Baaba Maal bridges cultural gaps through music

UC Davis world music aficionados have reason to rejoice this spring. On Apr. 8, Senegalese singer Baaba Maal will embark on his first United States tour in four years, making a stop in Davis on Apr. 15. Tickets are on sale for the concert, to be held at 8 p.m. in the Mondavi Center’s Jackson Hall.

Baaba Maal, a sensation in both his native Senegal and around the world, is famous for his unique style that blends the music of his homeland with more contemporary Western styles.

At the concert, Maal and his band will be joined by singer Sabina Sciubba and keyboardist Didi Gutman of New York electronic/pop group Brazilian Girls. The three collaborated on Maal’s latest album, Television, and will perform selections from the album at the show.

“[Maal] is a very important figure in world music,” said Jeremy Ganter, Director of Programming for the Mondavi Center. “He combines his Senegalese heritage with other forms of music like R&B and blues.”

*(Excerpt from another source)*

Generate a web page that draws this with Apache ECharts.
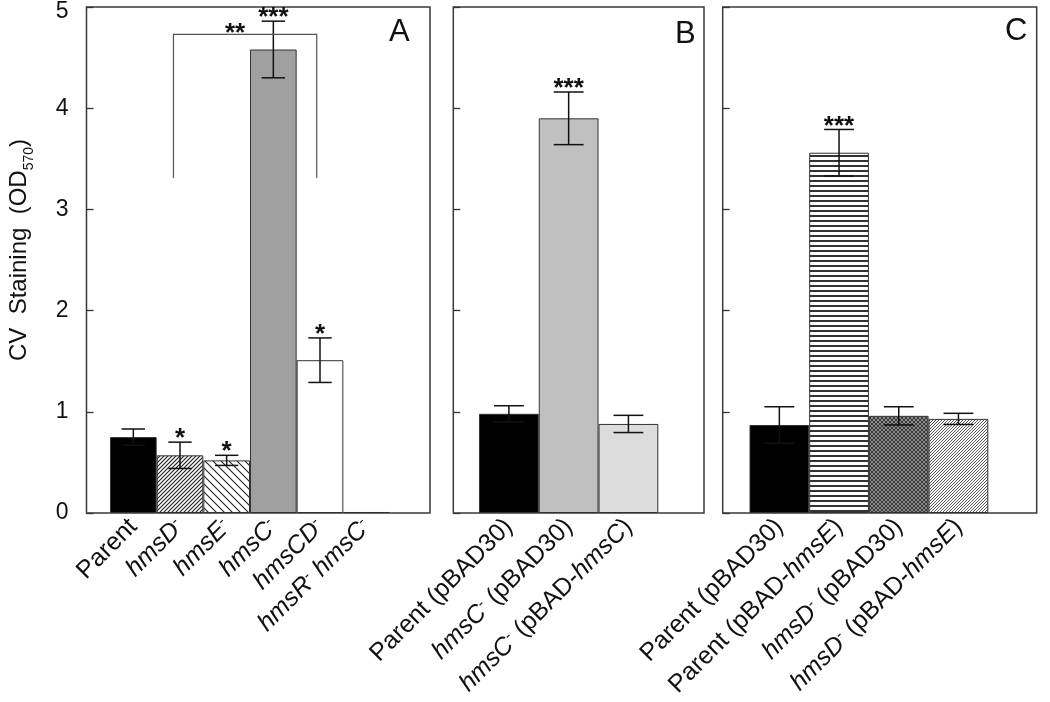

Ganter said that the upcoming concert will be Maal’s third performance in Davis, following a performance in the Mondavi Center’s opening season and during the Summer Music Series.

“We’re excited that he’s presenting new material,” Ganter said. “He’s an electric performer.”

Music professor Sandy Graham is a longtime fan of Maal’s. She agrees that his music is unique and memorable.

“My introduction to Baaba Maal was his 1989 album Djam Leelii (“The Adventurers”), which he recorded with his mentor, Mansour Seck,” Graham said in an e-mail interview. “I remember when I first heard it at a friend’s apartment in Brooklyn: Its beauty literally shocked me.”

Graham said that Maal’s voice is powerful even when accompanied by a single instrument.

“His voice has a suppleness and intensity that’s present whether he’s singing loud or soft, slowly or quickly – he’s incredibly expressive,” she said.

Graham said that influences of reggae, percussion and soul make Maal’s music great to dance to as well.

Fellow music professor Henry Spiller believes that Maal’s fusion of traditional African music and more mainstream styles is an effective way to present cultural music to a wider audience.

“His kind of fusion projects, which draw on both the musical language of international popular music and the traditional values of African music, helps to engender a kind of audience engagement with music that goes beyond ‘just listening’,” Spiller said in an e-mail interview. “[It] opens up new worlds of musical meaning to them.”

Spiller said that because Maal is familiar with Western styles of music, he is able to showcase his own traditions within music familiar to American listeners.

“Baaba Maal can translate the values of community-based, ethical music making that are characteristic of African traditions, and make them more accessible to American audiences,” he said.

Graduate student Steven Spinner, whose work focuses on African music, believes that Maal’s native music is not so different from American styles.

“West African music has a close connection to much of American popular music going back a hundred years,” he said.

Spinner said that Maal’s fusion style is “part of a long history of African artists expressing what their experience is, living between tradition and modernity.”